We started out using singletons to tie types and values together, and existential types to wrap up runtime information about data with the data itself. Then, following @chi's idea, we encoded (one part of) the correctness of takeWhile into the type signature using a proof-term. Then we came up with a way to bake the length invariant into the return type directly, dispensing with the need to prove any theorems.

Once you've got the taste of dependently-typed programming on your tongue, it's hard to go back to the old way. Expressive type systems give you at least three advantages: you can write valid programs which other languages would disallow (or force you to duplicate code); you can write more meaningful types for the same functions, making stronger promises; and you can prove the correctness of your programs in a machine-checkable way.

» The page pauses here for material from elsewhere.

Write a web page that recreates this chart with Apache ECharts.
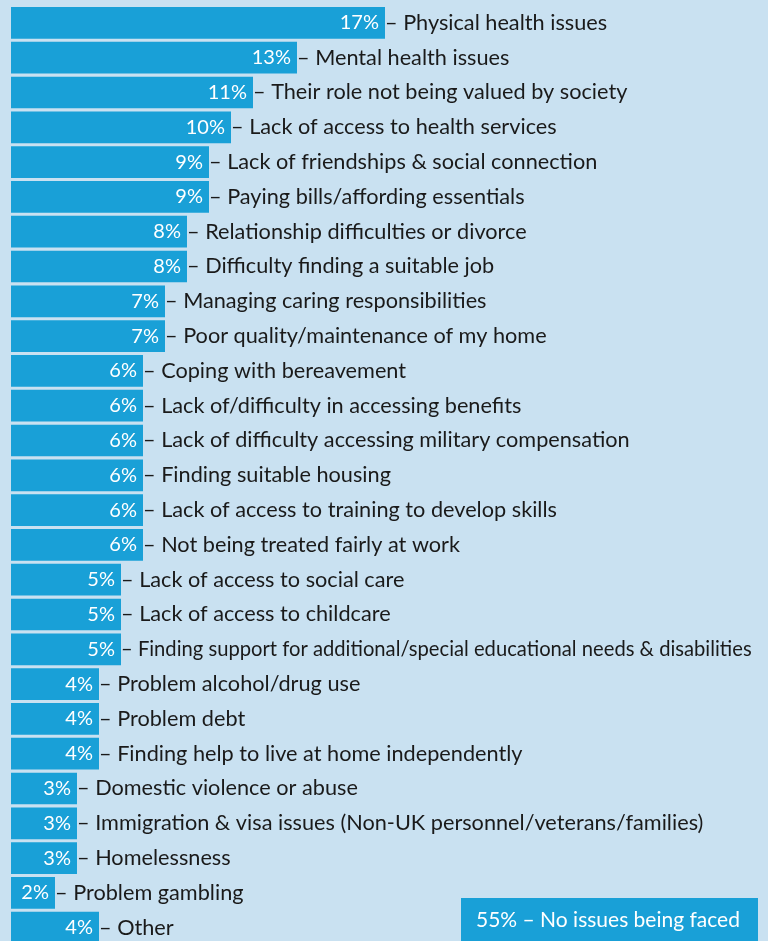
<!DOCTYPE html>
<html><head><meta charset="utf-8">
<script src="https://cdn.jsdelivr.net/npm/echarts@6/dist/echarts.min.js"></script>
<style>html,body{margin:0;padding:0;background:#c9e1f1;}#c{width:768px;height:941px;}</style>
</head><body><div id="c"></div>
<script>
const categories = [
  "Physical health issues",
  "Mental health issues",
  "Their role not being valued by society",
  "Lack of access to health services",
  "Lack of friendships & social connection",
  "Paying bills/affording essentials",
  "Relationship difficulties or divorce",
  "Difficulty finding a suitable job",
  "Managing caring responsibilities",
  "Poor quality/maintenance of my home",
  "Coping with bereavement",
  "Lack of/difficulty in accessing benefits",
  "Lack of difficulty accessing military compensation",
  "Finding suitable housing",
  "Lack of access to training to develop skills",
  "Not being treated fairly at work",
  "Lack of access to social care",
  "Lack of access to childcare",
  "Finding support for additional/special educational needs & disabilities",
  "Problem alcohol/drug use",
  "Problem debt",
  "Finding help to live at home independently",
  "Domestic violence or abuse",
  "Immigration & visa issues (Non-UK personnel/veterans/families)",
  "Homelessness",
  "Problem gambling",
  "Other"
];
const values = [17,13,11,10,9,9,8,8,7,7,6,6,6,6,6,6,5,5,5,4,4,4,3,3,3,2,4];
const noIssuesValue = 55;
const noIssuesLabel = "No issues being faced";

const BLUE = '#19a0d7';
const FONT = 'Lato';
const chart = echarts.init(document.getElementById('c'), null, {renderer:'canvas'});
const xMax = 30;
chart.setOption({
  backgroundColor: '#c9e1f1',
  animation: false,
  grid: {left: 11, top: 5.5, width: 22*xMax, height: 27*34.8, containLabel: false, outerBoundsMode: 'none'},
  xAxis: {type:'value', min:0, max:xMax, show:false},
  yAxis: {type:'category', data: categories, inverse:true, show:false},
  series: [
    {
      type:'bar', data: values, barWidth: 31.7, z: 2,
      itemStyle:{color: BLUE},
      label:{show:true, position:'insideRight', distance:6, color:'#fff',
        fontFamily: FONT, fontSize: 20, formatter: p => p.value + '%'}
    },
    {
      type:'bar', barGap:'-100%', barWidth: 31.7, z: 1,
      itemStyle:{color:'rgba(0,0,0,0)'},
      data: values.map((v,i) => ({value: v,
        label: categories[i].length > 65 ? {fontSize: 20.2} : undefined})),
      label:{show:true, position:'right', distance:0, color:'#1a1a1a',
        fontFamily: FONT, fontSize: 21.7, formatter: p => '– ' + categories[p.dataIndex]}
    }
  ],
  graphic: [
    {type:'rect', left: 461, top: 898, shape:{width: 297, height: 50}, style:{fill: BLUE}},
    {type:'text', left: 476, top: 910, style:{text: noIssuesValue + '% – ' + noIssuesLabel,
      fill:'#fff', font: '21px ' + FONT}}
  ]
});
</script></body></html>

Haskell's not set up for it, though. One problem is that singletons make binding types and values needlessly complex: the Nat-Natty distinction causes an explosion of boilerplate code, most of which I've spared you, to shuffle between the types and values. (Much of this boilerplate can be automated - that's what the singletons library gives you.) If we wanted to specify another aspect of the correctness of takeWhile - the fact that all of the output list's elements satisfy the predicate - we'd have to work exclusively with lists of singletons and type-level predicate functions. I also find it tedious to declare a new top-level type every time I want to quantify something existentially (you can write libraries to help with this, though they often result in other boilerplate) - we have the lack of type-level lambdas to thank for that. The other main difficulty is restrictions in what can be promoted to the type-level using DataKinds: GADTs and existential types can't be promoted, so for example you can't have a multi-dimensional array whose shape is expressed statically as a Vec Nat n. No real dependently typed system makes dependent types this difficult to use!